◆ Instruction
Write out each line word for word. Drop pictures.

━━━━

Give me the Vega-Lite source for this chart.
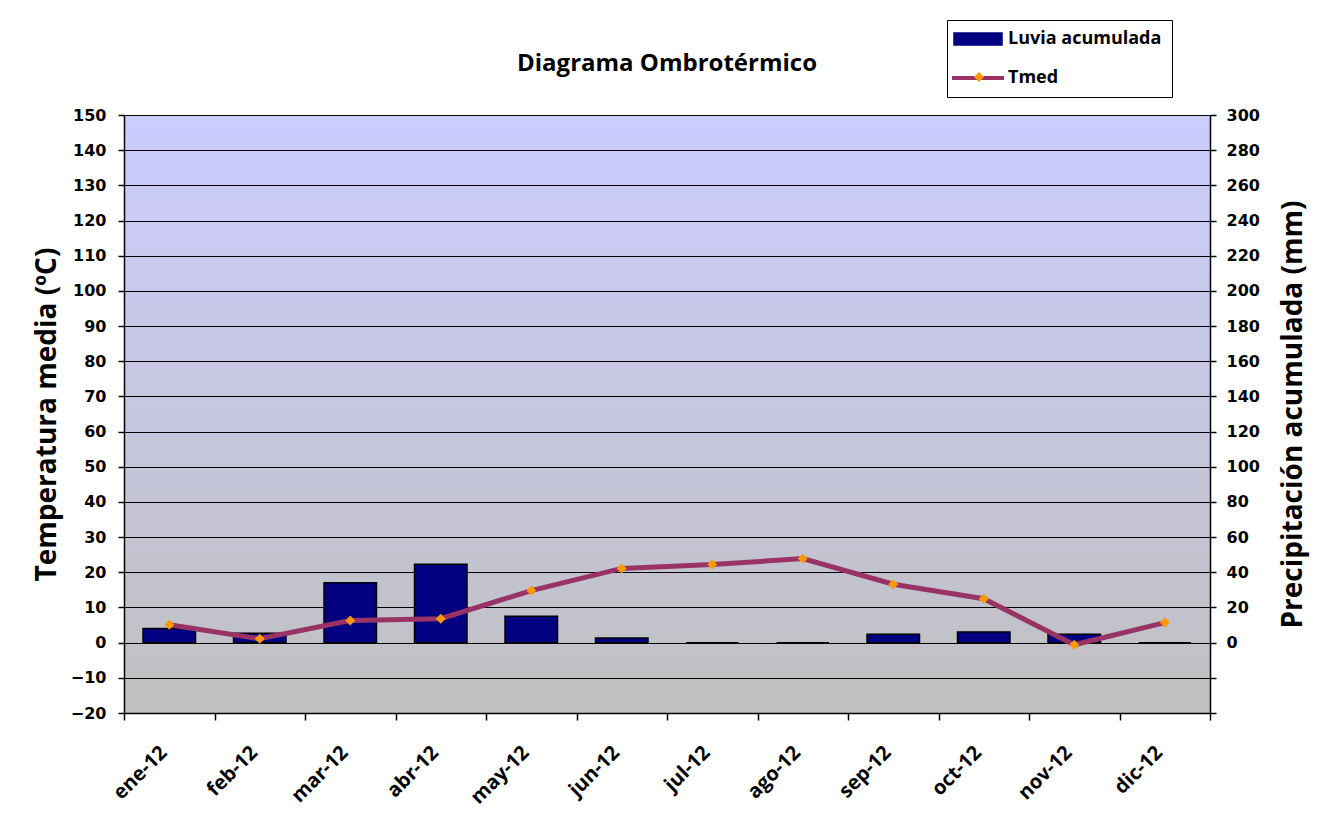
{
  "$schema": "https://vega.github.io/schema/vega-lite/v6.json",
  "width": 1086,
  "height": 598,
  "autosize": {"type": "none"},
  "padding": {"left": 124, "top": 115, "right": 111, "bottom": 124},
  "background": "white",
  "title": {"text": "Diagrama Ombrotérmico", "font": "Open Sans", "fontSize": 24, "fontWeight": "bold", "color": "black", "anchor": "middle", "offset": 44, "dy": 100},
  "config": {
    "view": {"stroke": "black", "strokeWidth": 1, "fill": {"gradient": "linear", "x1": 0, "y1": 0, "x2": 0, "y2": 1, "stops": [{"offset": 0, "color": "#ccccff"}, {"offset": 1, "color": "#c0c0c0"}]}},
    "axis": {"domainColor": "black", "tickColor": "black", "labelColor": "black", "titleColor": "black", "labelFont": "DejaVu Sans", "labelFontWeight": "bold", "labelFontSize": 16, "titleFont": "Open Sans", "titleFontWeight": "bold", "titleFontSize": 28, "domainWidth": 1.5, "tickWidth": 1.5}
  },
  "data": {"values": [
    {"mes": "ene-12", "tmed": 5.1, "lluvia": 8},
    {"mes": "feb-12", "tmed": 1.1, "lluvia": 5.4},
    {"mes": "mar-12", "tmed": 6.3, "lluvia": 34},
    {"mes": "abr-12", "tmed": 6.8, "lluvia": 44.6},
    {"mes": "may-12", "tmed": 14.8, "lluvia": 15},
    {"mes": "jun-12", "tmed": 21.1, "lluvia": 2.6},
    {"mes": "jul-12", "tmed": 22.2, "lluvia": 0},
    {"mes": "ago-12", "tmed": 23.9, "lluvia": 0},
    {"mes": "sep-12", "tmed": 16.6, "lluvia": 4.8},
    {"mes": "oct-12", "tmed": 12.5, "lluvia": 6},
    {"mes": "nov-12", "tmed": -0.6, "lluvia": 4.8},
    {"mes": "dic-12", "tmed": 5.7, "lluvia": 0}
  ]},
  "encoding": {
    "x": {"field": "mes", "type": "nominal", "sort": null,
      "scale": {"paddingInner": 0, "paddingOuter": 0},
      "axis": {"title": null, "labelAngle": -45, "tickBand": "extent", "tickSize": 7, "labelPadding": 22, "labelOffset": -13, "labelFont": "Open Sans", "labelFontSize": 20}}
  },
  "layer": [
    {
      "mark": {"type": "bar", "stroke": "black", "strokeWidth": 1.5, "width": {"band": 0.58}},
      "encoding": {
        "y": {"field": "lluvia", "type": "quantitative",
          "scale": {"domain": [-40, 300], "nice": false, "zero": true},
          "axis": {"orient": "right", "grid": false, "values": [-40, -20, 0, 20, 40, 60, 80, 100, 120, 140, 160, 180, 200, 220, 240, 260, 280, 300],
            "labelExpr": "datum.value < 0 ? '' : datum.label", "tickSize": 6, "labelPadding": 10,
            "title": "Precipitación acumulada (mm)", "titleAngle": 270, "titleBaseline": "top", "titlePadding": 20}},
        "color": {"datum": "Luvia acumulada",
          "scale": {"domain": ["Luvia acumulada", "Tmed"], "range": ["#000080", "#993366"]},
          "legend": {"orient": "none", "legendX": 823, "legendY": -95, "title": null,
            "padding": 10, "rowPadding": 21, "symbolSize": 400, "labelOffset": 33,
            "labelFont": "Open Sans", "labelFontWeight": "bold", "labelFontSize": 18, "labelColor": "black",
            "strokeColor": "black", "fillColor": "white",
            "encode": {"symbols": {"update": {
              "shape": {"signal": "datum.value === 'Tmed' ? 'M-1.4,0L3.8,0' : 'M-1.2,-0.6L3.6,-0.6L3.6,0.6L-1.2,0.6Z'"},
              "fill": {"signal": "datum.value === 'Tmed' ? 'transparent' : '#000080'"},
              "stroke": {"signal": "datum.value === 'Tmed' ? '#993366' : 'black'"},
              "strokeWidth": {"signal": "datum.value === 'Tmed' ? 4 : 1.5"},
              "opacity": {"value": 1}
            }}}}}
      }
    },
    {
      "encoding": {
        "y": {"field": "tmed", "type": "quantitative",
          "scale": {"domain": [-20, 150], "nice": false},
          "axis": {"orient": "left", "grid": true, "gridColor": "black", "gridWidth": 1.2, "gridOpacity": 1,
            "values": [-20, -10, 0, 10, 20, 30, 40, 50, 60, 70, 80, 90, 100, 110, 120, 130, 140, 150],
            "tickSize": 6, "labelPadding": 12, "title": "Temperatura media (ºC)", "titlePadding": 9}}
      },
      "layer": [
        {"mark": {"type": "line", "strokeWidth": 5},
         "encoding": {"color": {"datum": "Tmed",
          "legend": {"orient": "none", "legendX": 823, "legendY": -95, "title": null,
            "padding": 10, "rowPadding": 21, "symbolSize": 400, "labelOffset": 33,
            "labelFont": "Open Sans", "labelFontWeight": "bold", "labelFontSize": 18, "labelColor": "black",
            "strokeColor": "black", "fillColor": "white",
            "encode": {"symbols": {"update": {
              "shape": {"signal": "datum.value === 'Tmed' ? 'M-1.4,0L3.8,0' : 'M-1.2,-0.6L3.6,-0.6L3.6,0.6L-1.2,0.6Z'"},
              "fill": {"signal": "datum.value === 'Tmed' ? 'transparent' : '#000080'"},
              "stroke": {"signal": "datum.value === 'Tmed' ? '#993366' : 'black'"},
              "strokeWidth": {"signal": "datum.value === 'Tmed' ? 4 : 1.5"},
              "opacity": {"value": 1}
            }}}}}}},
        {"mark": {"type": "point", "filled": true, "color": "#FF9900", "size": 100, "opacity": 1},
         "encoding": {"shape": {"datum": "Tmed",
           "scale": {"domain": ["Tmed"], "range": ["diamond"]},
           "legend": {"orient": "none", "legendX": 850, "legendY": -43, "title": null, "padding": 0,
             "labelExpr": "''", "labelFontSize": 10, "symbolSize": 100,
             "symbolFillColor": "#FF9900", "symbolStrokeWidth": 0,
             "encode": {"symbols": {"update": {"fill": {"value": "#FF9900"}, "stroke": {"value": "transparent"}, "opacity": {"value": 1}}}}}}}}
      ]
    }
  ],
  "resolve": {"scale": {"y": "independent"}}
}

━━━━

◆ Output
Give me the Vega-Lite source for this chart.
{
  "$schema": "https://vega.github.io/schema/vega-lite/v6.json",
  "width": 1086,
  "height": 598,
  "autosize": {"type": "none"},
  "padding": {"left": 124, "top": 115, "right": 111, "bottom": 124},
  "background": "white",
  "title": {"text": "Diagrama Ombrotérmico", "font": "Open Sans", "fontSize": 24, "fontWeight": "bold", "color": "black", "anchor": "middle", "offset": 44, "dy": 100},
  "config": {
    "view": {"stroke": "black", "strokeWidth": 1, "fill": {"gradient": "linear", "x1": 0, "y1": 0, "x2": 0, "y2": 1, "stops": [{"offset": 0, "color": "#ccccff"}, {"offset": 1, "color": "#c0c0c0"}]}},
    "axis": {"domainColor": "black", "tickColor": "black", "labelColor": "black", "titleColor": "black", "labelFont": "DejaVu Sans", "labelFontWeight": "bold", "labelFontSize": 16, "titleFont": "Open Sans", "titleFontWeight": "bold", "titleFontSize": 28, "domainWidth": 1.5, "tickWidth": 1.5}
  },
  "data": {"values": [
    {"mes": "ene-12", "tmed": 5.1, "lluvia": 8},
    {"mes": "feb-12", "tmed": 1.1, "lluvia": 5.4},
    {"mes": "mar-12", "tmed": 6.3, "lluvia": 34},
    {"mes": "abr-12", "tmed": 6.8, "lluvia": 44.6},
    {"mes": "may-12", "tmed": 14.8, "lluvia": 15},
    {"mes": "jun-12", "tmed": 21.1, "lluvia": 2.6},
    {"mes": "jul-12", "tmed": 22.2, "lluvia": 0},
    {"mes": "ago-12", "tmed": 23.9, "lluvia": 0},
    {"mes": "sep-12", "tmed": 16.6, "lluvia": 4.8},
    {"mes": "oct-12", "tmed": 12.5, "lluvia": 6},
    {"mes": "nov-12", "tmed": -0.6, "lluvia": 4.8},
    {"mes": "dic-12", "tmed": 5.7, "lluvia": 0}
  ]},
  "encoding": {
    "x": {"field": "mes", "type": "nominal", "sort": null,
      "scale": {"paddingInner": 0, "paddingOuter": 0},
      "axis": {"title": null, "labelAngle": -45, "tickBand": "extent", "tickSize": 7, "labelPadding": 22, "labelOffset": -13, "labelFont": "Open Sans", "labelFontSize": 20}}
  },
  "layer": [
    {
      "mark": {"type": "bar", "stroke": "black", "strokeWidth": 1.5, "width": {"band": 0.58}},
      "encoding": {
        "y": {"field": "lluvia", "type": "quantitative",
          "scale": {"domain": [-40, 300], "nice": false, "zero": true},
          "axis": {"orient": "right", "grid": false, "values": [-40, -20, 0, 20, 40, 60, 80, 100, 120, 140, 160, 180, 200, 220, 240, 260, 280, 300],
            "labelExpr": "datum.value < 0 ? '' : datum.label", "tickSize": 6, "labelPadding": 10,
            "title": "Precipitación acumulada (mm)", "titleAngle": 270, "titleBaseline": "top", "titlePadding": 20}},
        "color": {"datum": "Luvia acumulada",
          "scale": {"domain": ["Luvia acumulada", "Tmed"], "range": ["#000080", "#993366"]},
          "legend": {"orient": "none", "legendX": 823, "legendY": -95, "title": null,
            "padding": 10, "rowPadding": 21, "symbolSize": 400, "labelOffset": 33,
            "labelFont": "Open Sans", "labelFontWeight": "bold", "labelFontSize": 18, "labelColor": "black",
            "strokeColor": "black", "fillColor": "white",
            "encode": {"symbols": {"update": {
              "shape": {"signal": "datum.value === 'Tmed' ? 'M-1.4,0L3.8,0' : 'M-1.2,-0.6L3.6,-0.6L3.6,0.6L-1.2,0.6Z'"},
              "fill": {"signal": "datum.value === 'Tmed' ? 'transparent' : '#000080'"},
              "stroke": {"signal": "datum.value === 'Tmed' ? '#993366' : 'black'"},
              "strokeWidth": {"signal": "datum.value === 'Tmed' ? 4 : 1.5"},
              "opacity": {"value": 1}
            }}}}}
      }
    },
    {
      "encoding": {
        "y": {"field": "tmed", "type": "quantitative",
          "scale": {"domain": [-20, 150], "nice": false},
          "axis": {"orient": "left", "grid": true, "gridColor": "black", "gridWidth": 1.2, "gridOpacity": 1,
            "values": [-20, -10, 0, 10, 20, 30, 40, 50, 60, 70, 80, 90, 100, 110, 120, 130, 140, 150],
            "tickSize": 6, "labelPadding": 12, "title": "Temperatura media (ºC)", "titlePadding": 9}}
      },
      "layer": [
        {"mark": {"type": "line", "strokeWidth": 5},
         "encoding": {"color": {"datum": "Tmed",
          "legend": {"orient": "none", "legendX": 823, "legendY": -95, "title": null,
            "padding": 10, "rowPadding": 21, "symbolSize": 400, "labelOffset": 33,
            "labelFont": "Open Sans", "labelFontWeight": "bold", "labelFontSize": 18, "labelColor": "black",
            "strokeColor": "black", "fillColor": "white",
            "encode": {"symbols": {"update": {
              "shape": {"signal": "datum.value === 'Tmed' ? 'M-1.4,0L3.8,0' : 'M-1.2,-0.6L3.6,-0.6L3.6,0.6L-1.2,0.6Z'"},
              "fill": {"signal": "datum.value === 'Tmed' ? 'transparent' : '#000080'"},
              "stroke": {"signal": "datum.value === 'Tmed' ? '#993366' : 'black'"},
              "strokeWidth": {"signal": "datum.value === 'Tmed' ? 4 : 1.5"},
              "opacity": {"value": 1}
            }}}}}}},
        {"mark": {"type": "point", "filled": true, "color": "#FF9900", "size": 100, "opacity": 1},
         "encoding": {"shape": {"datum": "Tmed",
           "scale": {"domain": ["Tmed"], "range": ["diamond"]},
           "legend": {"orient": "none", "legendX": 850, "legendY": -43, "title": null, "padding": 0,
             "labelExpr": "''", "labelFontSize": 10, "symbolSize": 100,
             "symbolFillColor": "#FF9900", "symbolStrokeWidth": 0,
             "encode": {"symbols": {"update": {"fill": {"value": "#FF9900"}, "stroke": {"value": "transparent"}, "opacity": {"value": 1}}}}}}}}
      ]
    }
  ],
  "resolve": {"scale": {"y": "independent"}}
}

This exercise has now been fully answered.